É preciso fazer uma correção ao que a turma do governador Gladson Cameli tentou massificar durante a semana. A martelada da ministra do Superior Tribunal de Justiça e relatora da Operação Ptolomeu na corte, Nancy Andrighi, em nenhum momento, suspendeu o julgamento. A ficção oficial do Palácio ainda foi mais longe, tentou emplacar a ideia de que a suposta suspensão teria ocorrido “por falta de provas”.
A tropa oficial não falou a verdade. Simples assim.
Zelosa, Andrighi sabe que o respeito “devido processo legal” precisa ser observado sempre. E se a defesa de Cameli alegou, calculadamente, que não teve acesso à íntegra das peças acusatórias, então que isso seja atendido. Se a defesa alega que os ditos Relatórios de Análise de Polícia Judiciária elaborados pela Polícia Federal não chegaram ao colo da defesa, então que se providencie isto.
Todas as manchetes, toda a alegria oficial do Palácio Rio Branco residiu neste singelo movimento ritual.

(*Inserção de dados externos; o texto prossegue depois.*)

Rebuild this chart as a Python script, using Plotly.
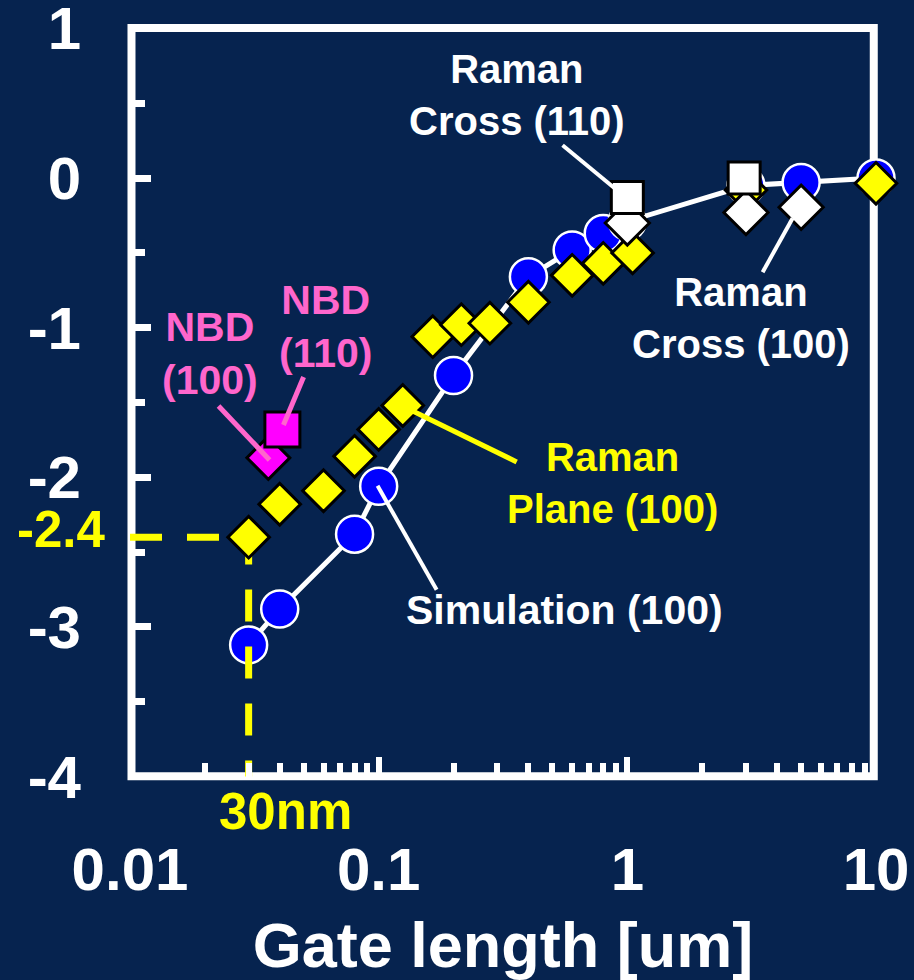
import numpy as np
import plotly.graph_objects as go

# ---------------- data ----------------
sim_x = [0.03, 0.04, 0.08, 0.1, 0.2, 0.4, 0.6, 0.8, 1.0, 3.0, 5.0, 10.0]
sim_y = [-3.12, -2.88, -2.38, -2.06, -1.32, -0.66, -0.48, -0.37, -0.29, -0.05, -0.03, 0.0]

plane_x = [0.03, 0.04, 0.06, 0.08, 0.1, 0.125, 0.165, 0.215, 0.28, 0.4, 0.6, 0.8, 1.05, 3.0, 10.0]
plane_y = [-2.4, -2.18, -2.09, -1.86, -1.68, -1.52, -1.06, -0.98, -0.97, -0.83, -0.65, -0.57, -0.50, -0.08, -0.035]

cross100_x = [1.0, 3.0, 5.0]
cross100_y = [-0.30, -0.23, -0.195]

cross110_x = [1.0, 2.95]
cross110_y = [-0.13, 0.0]

nbd100_x = [0.036]
nbd100_y = [-1.87]
nbd110_x = [0.041]
nbd110_y = [-1.68]

x_tickvals = [0.01, 0.1, 1, 10]
x_ticktext = ["0.01", "0.1", "1", "10"]
y_tickvals = [1, 0, -1, -2, -3, -4]
y_ticktext = ["1", "0", "-1", "-2", "-3", "-4"]
x_range_log = [-2, 1]
y_range = [-4, 1]

# ---------------- style ----------------
BG = "#06234F"
FONT = "Liberation Sans, Arial, sans-serif"
WHITE = "#FFFFFF"
YELLOW = "#FFFF00"
PINK = "#FF66CC"
MAGENTA = "#FF00FF"
BLUE = "#0000FF"

fig = go.Figure()

# simulation line + circles
fig.add_trace(go.Scatter(
    x=sim_x, y=sim_y, mode="lines+markers", cliponaxis=False,
    line=dict(color=WHITE, width=5),
    marker=dict(symbol="circle", size=37, color=BLUE, line=dict(color=WHITE, width=2.5)),
    hoverinfo="skip"))

# yellow guide lines (from first Raman Plane point)
gx = 10 ** x_range_log[0]
fig.add_trace(go.Scatter(
    x=[gx, plane_x[0], plane_x[0]], y=[plane_y[0], plane_y[0], y_range[0]],
    mode="lines", line=dict(color=YELLOW, width=7, dash="32px,25px"),
    hoverinfo="skip"))

# Raman plane (100)
fig.add_trace(go.Scatter(
    x=plane_x, y=plane_y, mode="markers", cliponaxis=False,
    marker=dict(symbol="diamond", size=32, color=YELLOW, line=dict(color="black", width=3)),
    hoverinfo="skip"))

# Raman cross (100)
fig.add_trace(go.Scatter(
    x=cross100_x, y=cross100_y, mode="markers", cliponaxis=False,
    marker=dict(symbol="diamond", size=34, color=WHITE, line=dict(color="black", width=3)),
    hoverinfo="skip"))

# Raman cross (110)
fig.add_trace(go.Scatter(
    x=cross110_x, y=cross110_y, mode="markers", cliponaxis=False,
    marker=dict(symbol="square", size=32, color=WHITE, line=dict(color="black", width=3)),
    hoverinfo="skip"))

# NBD
fig.add_trace(go.Scatter(
    x=nbd100_x, y=nbd100_y, mode="markers",
    marker=dict(symbol="diamond", size=33, color=MAGENTA, line=dict(color="black", width=3)),
    hoverinfo="skip"))
fig.add_trace(go.Scatter(
    x=nbd110_x, y=nbd110_y, mode="markers",
    marker=dict(symbol="square", size=35, color=MAGENTA, line=dict(color="black", width=3)),
    hoverinfo="skip"))

# callout leader lines (data coordinates)
callouts = [
    ([0.549, 0.889], [0.219, -0.068], WHITE, 4),
    ([3.50, 4.62], [-0.629, -0.268], WHITE, 4),
    ([0.0227, 0.0364], [-1.523, -1.884], PINK, 5),
    ([0.0499, 0.0414], [-1.330, -1.650], PINK, 5),
    ([0.137, 0.359], [-1.557, -1.897], YELLOW, 5),
    ([0.099, 0.171], [-2.057, -2.752], WHITE, 4),
]
for cx, cy, col, w in callouts:
    fig.add_trace(go.Scatter(x=cx, y=cy, mode="lines", line=dict(color=col, width=w),
                             hoverinfo="skip"))

# plot frame
fig.add_shape(type="rect", xref="paper", yref="paper", x0=0.002, y0=0.001, x1=0.997, y1=1.0,
              line=dict(color=WHITE, width=8), layer="below")

def px2x(px):
    return (px - 130) / 746.0

def py2y(py):
    return (777 - py) / 749.0

labels = [
    ("Raman<br>Cross (110)", 517, 95, WHITE, 40),
    ("Raman<br>Cross (100)", 741, 318, WHITE, 40),
    ("NBD<br>(100)", 210, 353, PINK, 41),
    ("NBD<br>(110)", 325, 326, PINK, 41),
    ("Raman<br>Plane (100)", 612, 483, YELLOW, 40),
    ("Simulation (100)", 564, 610, WHITE, 41),
    ("30nm", 285, 812, YELLOW, 51),
]
for txt, lx, ly, col, sz in labels:
    fig.add_annotation(text=txt, xref="paper", yref="paper", x=px2x(lx), y=py2y(ly),
                       xanchor="center", yanchor="middle", showarrow=False,
                       font=dict(family=FONT, size=sz, color=col, weight="bold"))
fig.add_annotation(text="-2.4", xref="paper", yref="paper", x=px2x(108), y=py2y(529),
                   xanchor="right", yanchor="middle", showarrow=False,
                   font=dict(family=FONT, size=51, color=YELLOW, weight="bold"))

minor_x = [m * 10.0 ** e for e in (-2, -1, 0) for m in range(2, 10)]
minor_y = [v + 0.5 for v in y_tickvals[1:]]

tickfont = dict(family=FONT, size=60, color=WHITE, weight="bold")

fig.update_xaxes(type="log", range=x_range_log, tickvals=x_tickvals, ticktext=x_ticktext,
                 ticks="inside", ticklen=20, tickwidth=6, tickcolor=WHITE,
                 showgrid=False, zeroline=False, showline=False,
                 tickfont=tickfont, ticklabelstandoff=52, ticklabeloverflow="allow",
                 minor=dict(tickvals=minor_x, ticks="inside", ticklen=14, tickwidth=6,
                            tickcolor=WHITE, showgrid=False),
                 title=dict(text="Gate length [um]", standoff=20,
                            font=dict(family=FONT, size=63, color=WHITE, weight="bold")),
                 automargin=False)
fig.update_yaxes(range=[y_range[0] - 0.003, y_range[1] + 0.003],
                 tickvals=y_tickvals, ticktext=y_ticktext,
                 ticks="inside", ticklen=21, tickwidth=7, tickcolor=WHITE,
                 showgrid=False, zeroline=False, showline=False,
                 tickfont=tickfont, ticklabelstandoff=48, ticklabeloverflow="allow",
                 minor=dict(tickvals=minor_y, ticks="inside", ticklen=15, tickwidth=7,
                            tickcolor=WHITE, showgrid=False),
                 automargin=False)

fig.update_layout(width=914, height=980, showlegend=False,
                  margin=dict(l=130, r=38, t=28, b=203, autoexpand=False),
                  paper_bgcolor=BG, plot_bgcolor=BG)

fig.write_html("out.html", config={"displayModeBar": False},
               post_script="document.body.style.margin='0px';document.body.style.padding='0px';"
                           "document.documentElement.style.overflow='hidden';")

Uma filigrana processual que desautorizaria qualquer entusiasmo rumo à ideia de inocência, caso os assessores de Gladson fossem providos do mínimo cuidado em observar os fatos como os fatos são.
Se alguma coisa foi suspensa, pode-se dizer (para frenesi de algum palaciano mais apressado em massagear o humor do chefe) foi o prazo para que a defesa responda à acusação. Isso não muda em nada o andamento do processo. Frisa-se: não muda em nada o andamento do processo.
As danações apresentadas pelo inquérito da Ptolomeu estão lá, pujantes, inquietas, brilhando.
Aliás, há quem diga que o martelo da ministra Nancy Andrighi é temperamental, meio sisudo, pouco afeito a sorrisos fáceis. Mas dizem também que ele não é avexado. É tranquilão: consciente do peso que tem, sabe a hora certa de se mexer. Não gosta que ninguém corrija o som produzido depois de batido.
É até engraçado observar o desespero da corte acreana quando alguma coisa acontece no STJ em relação à Operação Ptolomeu. O processo ainda não foi, digamos, “transformado” em Ação Penal. Explicando de forma bem simples: digamos que as supostas danações de Gladson e sua tropa foram registradas pela Polícia Federal. Tudo foi escrito em um documento chamado “inquérito”. Esse documento foi apresentado para quem é o acusador formal, o Ministério Público Federal. E o MPF bateu na porta do STJ dizendo assim: “Repara, STJ! Olha essa danação desses meninos lá do Acre!”. E está assim.
É bem capaz que a ministra Nancy Andrighi ainda nem tenha queimado muita pestana com isso. O que ela não se permite é que defensores de traquinagens balbuciem que o devido processo legal não foi respeitado.
A pressa palaciana em mentir para criar uma imagem de injustiçado em torno de Gladson Cameli expõe, na verdade, o desespero. O próprio Cameli tenta dissimular: tem se apresentado em agendas oficiais com ar mais sereno, menos brincalhão e quando abordado sobre o problema calcula as palavras que saem de sua boca com vagar e frágeis, quase conscientes de que não convencem nem a ele mesmo.
Os cálculos políticos que rondam o Palácio Rio Branco, em torno da Operação Ptolomeu, devem estar intensos. Ao menos, deveriam. Porque a cena não é boa para o líder do paço. Não tranquiliza o governante, consciente do que fez (inclusive do que diz não ter feito). Quais as alternativas jurídicas Gladson tem para evitar o possível afastamento é uma dúvida ainda difícil de ser sanada. Até o fim deste mês de fevereiro, há muitos ritmos a serem ouvidos e sentidos. O martelo de Nancy está calmo, mas tem lá os seus caprichos: só para deixar mais emocionante o clima, fica com a parte da cabeça quieta, parada, mas o cabo vai batendo levemente, de forma sutil. Um ouvinte atento é capaz de decifrar o que se diz lá longe… o som chegando devagar… aproximando-se, ameaçador para alguns: “Toc! Toc! Toc!”